Cette affaire confirme notamment que le gouvernement fédéral a le pouvoir d'adopter des lois générales sur l’évaluation d’impact et d’étudier un large éventail de facteurs dans le cadre de ces évaluations. Toutefois, le régime fédéral d'évaluation des impacts doit être soigneusement conçu pour garantir que seuls les projets susceptibles d’avoir des effets négatifs dans les champs de compétence fédérale sont visés. Lorsque le gouvernement fédéral n'est pas compétent pour une activité spécifique (par exemple les opérations minières), la législation fédérale doit également être suffisamment adaptée pour éviter de réglementer l'activité elle-même et se concentrer plutôt sur les aspects fédéraux de ces activités.

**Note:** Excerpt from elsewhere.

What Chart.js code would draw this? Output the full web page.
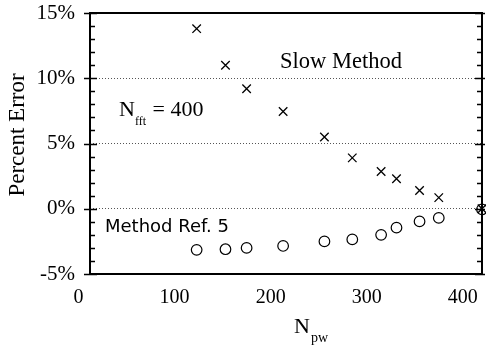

Dans une déclaration publiée le 13 octobre 2023, le ministre fédéral de l'Environnement a pris acte de la décision et a déclaré que le gouvernement du Canada travaillerait rapidement à l'amélioration de la LÉI au Parlement et collaborerait avec les provinces et les groupes autochtones pour garantir un processus d'évaluation des impacts qui fonctionne pour tous les Canadiens. Le ministre a également déclaré que la priorité immédiate du gouvernement sera de fournir des orientations aux intervenants et aux partenaires autochtones afin de garantir autant de prévisibilité possible pour les projets concernés par la décision de la Cour suprême.

Les développements à venir nécessiteront un examen attentif de la part des promoteurs de projets et représentent une occasion unique pour toutes les parties prenantes d'exprimer leurs attentes et leurs préoccupations concernant l'avenir des évaluations d'impact fédérales.

McCarthy Tétrault S.E.N.C.R.L./s.r.l. a représenté deux intervenants devant la Cour suprême du Canada dans cette affaire. Les opinions exprimées dans le présent billet sont celles des auteurs uniquement.